One day, some happy customers approached him at the market. They absolutely loved the chocolates, and asked Jeff if he’d consider selling wholesale. Turns out they just purchased a small creamery across town and were about to revamp the place into what became known as the Rogue Creamery. How did that fateful day turn out?

Rogue Creamery’s Famous Blue Cheeses

“The space I’m in now, and have been for the last ten years, is owned by Rogue Creamery. My shop shares a parking lot with them. They were the ones who encouraged me to take it further. I will always be appreciative of that. They actually gave me an architect to work with to design what was, at the time, my dream kitchen.

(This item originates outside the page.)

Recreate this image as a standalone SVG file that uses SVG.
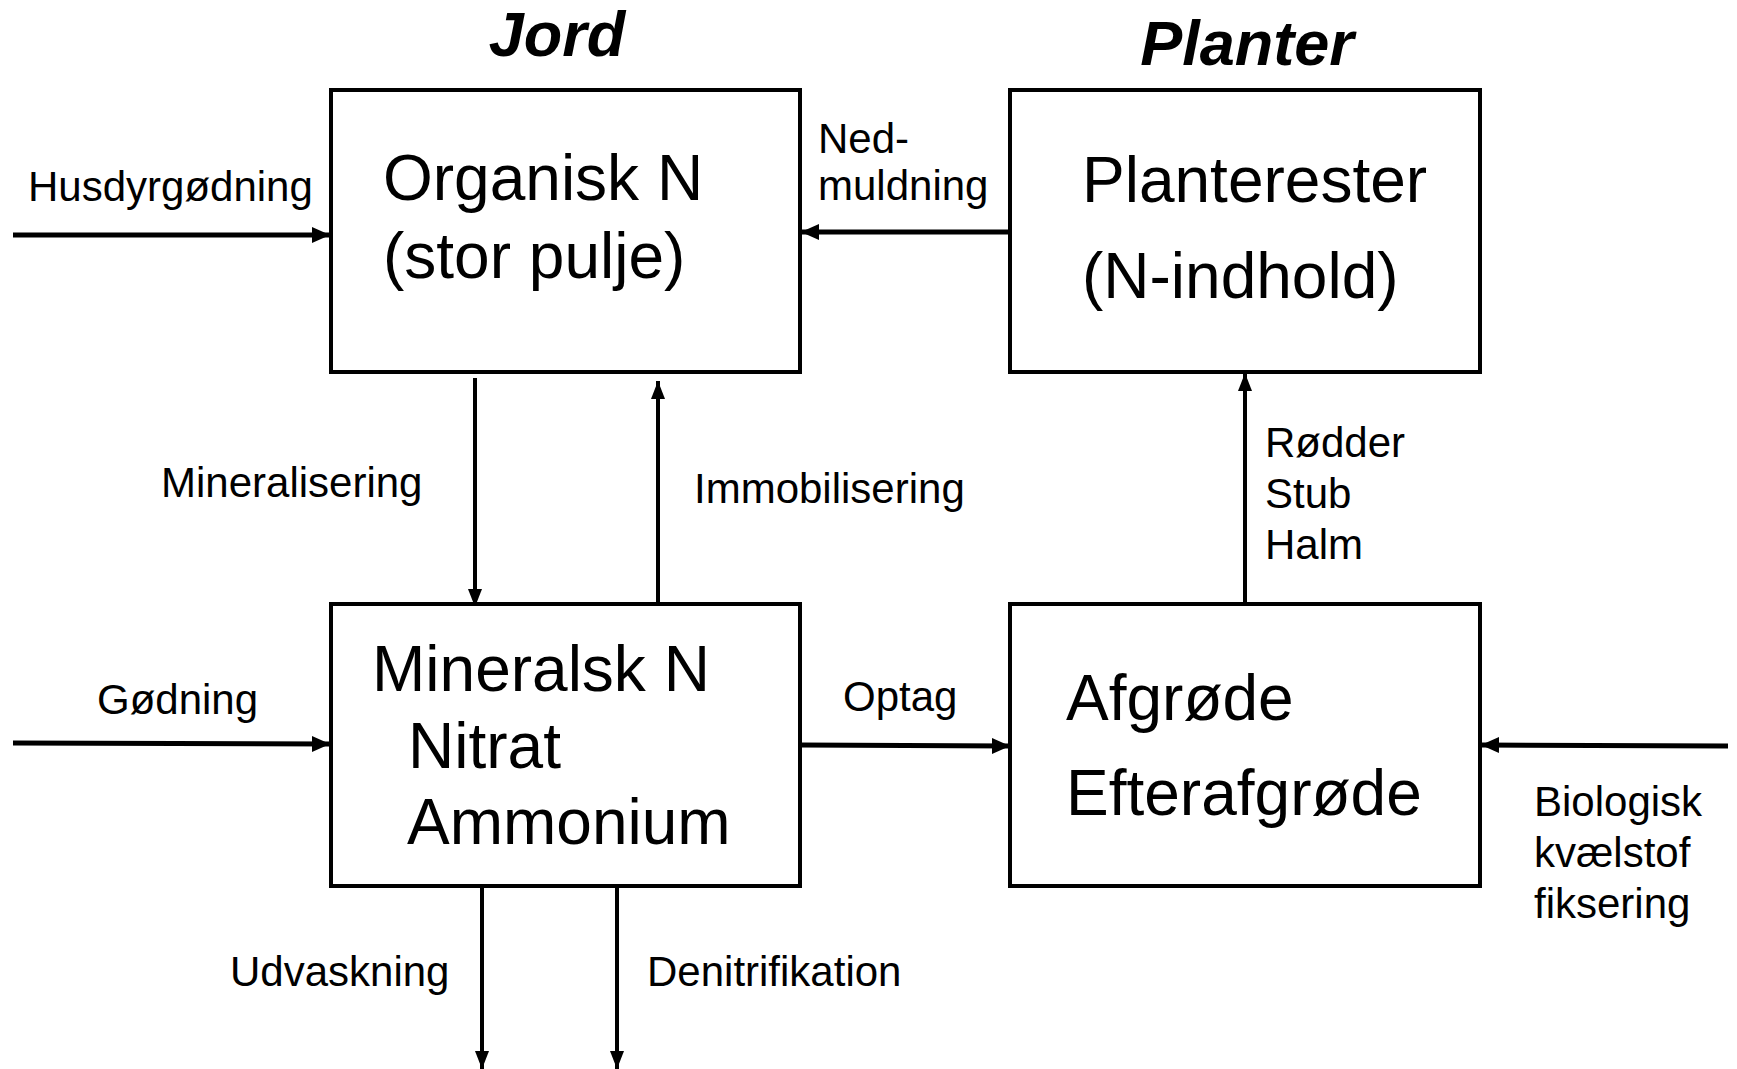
<svg xmlns="http://www.w3.org/2000/svg" width="1737" height="1069" viewBox="0 0 1737 1069">
<style>
.box{fill:#fff;stroke:#000;stroke-width:4}
.big{font-family:"Liberation Sans",Arial,sans-serif;font-size:64px;fill:#000}
.lbl{font-family:"Liberation Sans",Arial,sans-serif;font-size:42px;fill:#000}
.title{font-family:"Liberation Sans",Arial,sans-serif;font-size:63px;font-weight:bold;font-style:italic;fill:#000;text-anchor:middle}
.h{stroke:#000;stroke-width:5;fill:none;marker-end:url(#ah)}
.v{stroke:#000;stroke-width:4;fill:none;marker-end:url(#av)}
</style>
<defs>
<marker id="ah" markerUnits="userSpaceOnUse" markerWidth="18" markerHeight="18" viewBox="0 0 18 18" refX="18" refY="9" orient="auto">
<path d="M0,1 L18,9 L0,17 Z" fill="#000"/>
</marker>
<marker id="av" markerUnits="userSpaceOnUse" markerWidth="18" markerHeight="18" viewBox="0 0 18 18" refX="18" refY="9" orient="auto">
<path d="M0,2 L18,9 L0,16 Z" fill="#000"/>
</marker>
</defs>
<text class="title" x="557" y="56">Jord</text>
<text class="title" x="1247" y="65">Planter</text>
<g id="connectors">
<line class="h" x1="13" y1="235" x2="330" y2="235"/>
<line class="h" x1="1010" y1="232" x2="801" y2="232"/>
<line class="v" x1="475" y1="378" x2="475" y2="607"/>
<line class="v" x1="658" y1="603" x2="658" y2="381"/>
<line class="h" x1="13" y1="743" x2="330" y2="744"/>
<line class="h" x1="800" y1="745" x2="1010" y2="746"/>
<line class="h" x1="1728" y1="746" x2="1481" y2="745"/>
<line class="v" x1="1245" y1="603" x2="1245" y2="373"/>
<line class="v" x1="482" y1="886" x2="482" y2="1069"/>
<line class="v" x1="617" y1="886" x2="617" y2="1069"/>
<text class="lbl" x="28" y="201">Husdyrgødning</text>
<text class="lbl" x="818" y="153">Ned-</text>
<text class="lbl" x="818" y="200">muldning</text>
<text class="lbl" x="161" y="497">Mineralisering</text>
<text class="lbl" x="694" y="503">Immobilisering</text>
<text class="lbl" x="1265" y="457">Rødder</text>
<text class="lbl" x="1265" y="508">Stub</text>
<text class="lbl" x="1265" y="559">Halm</text>
<text class="lbl" x="97" y="714">Gødning</text>
<text class="lbl" x="843" y="711">Optag</text>
<text class="lbl" x="1534" y="816">Biologisk</text>
<text class="lbl" x="1534" y="867">kvælstof</text>
<text class="lbl" x="1534" y="918">fiksering</text>
<text class="lbl" x="230" y="986">Udvaskning</text>
<text class="lbl" x="647" y="986">Denitrifikation</text>
</g>
<g id="organisk">
<rect class="box" x="331" y="90" width="469" height="282"/>
<text class="big" x="383" y="200">Organisk N</text>
<text class="big" x="383" y="278">(stor pulje)</text>
</g>
<g id="planterester">
<rect class="box" x="1010" y="90" width="470" height="282"/>
<text class="big" x="1082" y="202">Planterester</text>
<text class="big" x="1082" y="298">(N-indhold)</text>
</g>
<g id="mineralsk">
<rect class="box" x="331" y="604" width="469" height="282"/>
<text class="big" x="372" y="691">Mineralsk N</text>
<text class="big" x="408" y="768">Nitrat</text>
<text class="big" x="407" y="844">Ammonium</text>
</g>
<g id="afgroede">
<rect class="box" x="1010" y="604" width="470" height="282"/>
<text class="big" x="1066" y="720">Afgrøde</text>
<text class="big" x="1066" y="815">Efterafgrøde</text>
</g>
</svg>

Six months of rebuilding this old beast transformed it into what it is today; a major tourist attraction in the Rogue Valley. A must see visitor destination recommended by the state of Oregon. Who knew I would become a tourist attraction?”

Heigh Ho the “Dairy”-O, the Farmer ‘n the Belle

Rogue Creamery also became Lillie Belle’s first wholesale customer, fully encouraging Jeff to pursue the chocolate line. As he tells it –

“I then went all in and tried to create a fancy box of chocolates. There is something so satisfying and intriguing about opening a box of chocolates. The shapes, the flavors, and different combinations of great ingredients were something I just wanted to perfect. Of course I had no idea how to do that so I just up and did it.

I experimented like crazy. I bought chocolates from every maker in Europe and beyond. I dissected. I purloined. I got fat. But eventually I understood tempering and center construction and the science behind making good confections.”

Yes, Jeff taught himself the chocolate trade. As he says, “For better or worse, it’s all my fault for never listening to anyone about anything… I just plow ahead with my own vision of what chocolate should be, which is fun.”